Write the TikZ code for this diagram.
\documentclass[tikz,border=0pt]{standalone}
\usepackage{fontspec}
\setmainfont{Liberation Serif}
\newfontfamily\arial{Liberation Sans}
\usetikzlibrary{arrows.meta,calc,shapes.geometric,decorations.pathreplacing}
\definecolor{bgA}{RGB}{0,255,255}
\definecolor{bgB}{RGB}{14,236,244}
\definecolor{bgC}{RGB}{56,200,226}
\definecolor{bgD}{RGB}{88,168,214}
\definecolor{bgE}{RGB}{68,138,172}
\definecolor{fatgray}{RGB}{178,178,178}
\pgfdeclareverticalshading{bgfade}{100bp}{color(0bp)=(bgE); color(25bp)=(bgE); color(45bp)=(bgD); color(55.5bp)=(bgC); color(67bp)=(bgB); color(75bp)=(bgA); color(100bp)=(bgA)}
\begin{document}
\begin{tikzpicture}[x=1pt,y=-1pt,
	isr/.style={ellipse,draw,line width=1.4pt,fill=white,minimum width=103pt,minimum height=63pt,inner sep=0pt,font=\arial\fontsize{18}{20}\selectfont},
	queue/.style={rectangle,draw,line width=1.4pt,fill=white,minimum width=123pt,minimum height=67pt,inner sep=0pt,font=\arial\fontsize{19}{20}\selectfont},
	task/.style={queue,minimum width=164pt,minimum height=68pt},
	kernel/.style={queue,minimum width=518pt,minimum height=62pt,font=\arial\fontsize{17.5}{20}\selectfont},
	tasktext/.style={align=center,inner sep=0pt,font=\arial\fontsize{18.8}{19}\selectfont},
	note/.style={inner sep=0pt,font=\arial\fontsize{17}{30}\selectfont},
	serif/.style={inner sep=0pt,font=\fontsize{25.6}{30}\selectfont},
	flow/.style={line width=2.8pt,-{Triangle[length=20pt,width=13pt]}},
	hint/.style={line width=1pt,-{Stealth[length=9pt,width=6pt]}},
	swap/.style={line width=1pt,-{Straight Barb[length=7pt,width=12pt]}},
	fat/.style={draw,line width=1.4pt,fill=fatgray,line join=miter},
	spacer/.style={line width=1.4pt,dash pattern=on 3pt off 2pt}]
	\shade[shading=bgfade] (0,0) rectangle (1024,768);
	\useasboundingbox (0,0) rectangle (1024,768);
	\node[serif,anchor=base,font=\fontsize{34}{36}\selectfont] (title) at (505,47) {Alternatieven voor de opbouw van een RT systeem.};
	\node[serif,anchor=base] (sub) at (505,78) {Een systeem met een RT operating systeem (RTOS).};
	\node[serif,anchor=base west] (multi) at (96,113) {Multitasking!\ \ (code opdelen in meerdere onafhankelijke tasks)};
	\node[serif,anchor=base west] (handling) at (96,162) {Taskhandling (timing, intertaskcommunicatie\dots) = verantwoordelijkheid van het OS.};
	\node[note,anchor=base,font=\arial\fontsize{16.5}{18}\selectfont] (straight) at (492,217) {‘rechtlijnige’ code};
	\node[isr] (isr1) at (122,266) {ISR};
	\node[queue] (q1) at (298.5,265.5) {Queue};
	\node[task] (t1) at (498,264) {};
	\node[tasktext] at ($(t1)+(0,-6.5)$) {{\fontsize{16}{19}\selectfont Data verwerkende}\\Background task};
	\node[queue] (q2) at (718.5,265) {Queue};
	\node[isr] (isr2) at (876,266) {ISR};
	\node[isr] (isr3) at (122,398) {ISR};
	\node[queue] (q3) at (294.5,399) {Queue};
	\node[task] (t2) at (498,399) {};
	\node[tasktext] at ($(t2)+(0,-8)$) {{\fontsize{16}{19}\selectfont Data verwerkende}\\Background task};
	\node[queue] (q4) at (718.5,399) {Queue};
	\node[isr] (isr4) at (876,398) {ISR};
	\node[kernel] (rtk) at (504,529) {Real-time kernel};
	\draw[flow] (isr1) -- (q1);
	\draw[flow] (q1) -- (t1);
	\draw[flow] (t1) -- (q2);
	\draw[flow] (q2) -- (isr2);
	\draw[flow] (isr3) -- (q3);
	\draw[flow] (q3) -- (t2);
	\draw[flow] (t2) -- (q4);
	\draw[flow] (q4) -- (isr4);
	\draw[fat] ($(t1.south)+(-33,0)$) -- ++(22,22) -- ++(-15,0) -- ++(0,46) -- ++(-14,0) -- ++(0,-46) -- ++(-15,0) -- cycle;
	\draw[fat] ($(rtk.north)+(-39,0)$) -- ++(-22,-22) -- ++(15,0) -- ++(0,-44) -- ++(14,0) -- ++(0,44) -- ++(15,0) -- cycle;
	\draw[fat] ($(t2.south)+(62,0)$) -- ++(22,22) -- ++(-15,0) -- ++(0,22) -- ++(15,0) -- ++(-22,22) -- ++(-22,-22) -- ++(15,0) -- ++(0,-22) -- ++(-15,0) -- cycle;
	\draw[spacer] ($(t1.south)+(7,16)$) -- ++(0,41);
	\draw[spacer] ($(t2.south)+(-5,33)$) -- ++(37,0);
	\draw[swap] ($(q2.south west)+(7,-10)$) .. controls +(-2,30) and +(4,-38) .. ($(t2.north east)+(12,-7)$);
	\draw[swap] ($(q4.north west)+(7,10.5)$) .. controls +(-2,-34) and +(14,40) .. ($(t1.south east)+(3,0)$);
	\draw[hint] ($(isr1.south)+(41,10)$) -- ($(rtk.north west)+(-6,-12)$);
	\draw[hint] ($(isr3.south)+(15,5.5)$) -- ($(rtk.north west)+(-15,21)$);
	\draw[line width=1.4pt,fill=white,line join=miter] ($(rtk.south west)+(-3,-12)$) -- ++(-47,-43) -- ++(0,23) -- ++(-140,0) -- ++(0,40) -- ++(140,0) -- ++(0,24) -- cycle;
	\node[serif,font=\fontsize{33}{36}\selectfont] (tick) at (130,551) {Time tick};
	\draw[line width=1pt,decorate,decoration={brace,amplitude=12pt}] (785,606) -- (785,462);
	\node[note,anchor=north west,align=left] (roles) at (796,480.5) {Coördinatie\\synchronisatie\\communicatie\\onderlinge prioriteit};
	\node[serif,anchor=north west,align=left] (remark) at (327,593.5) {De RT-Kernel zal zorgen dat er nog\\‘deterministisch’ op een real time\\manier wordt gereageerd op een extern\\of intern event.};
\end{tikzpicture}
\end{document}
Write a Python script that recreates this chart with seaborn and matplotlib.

Exercise description
Pull out all lines from the entries above in which the word "this" appears.

Exercise response
Write the TikZ code for this diagram.
Write a Python script that recreates this chart with seaborn and matplotlib.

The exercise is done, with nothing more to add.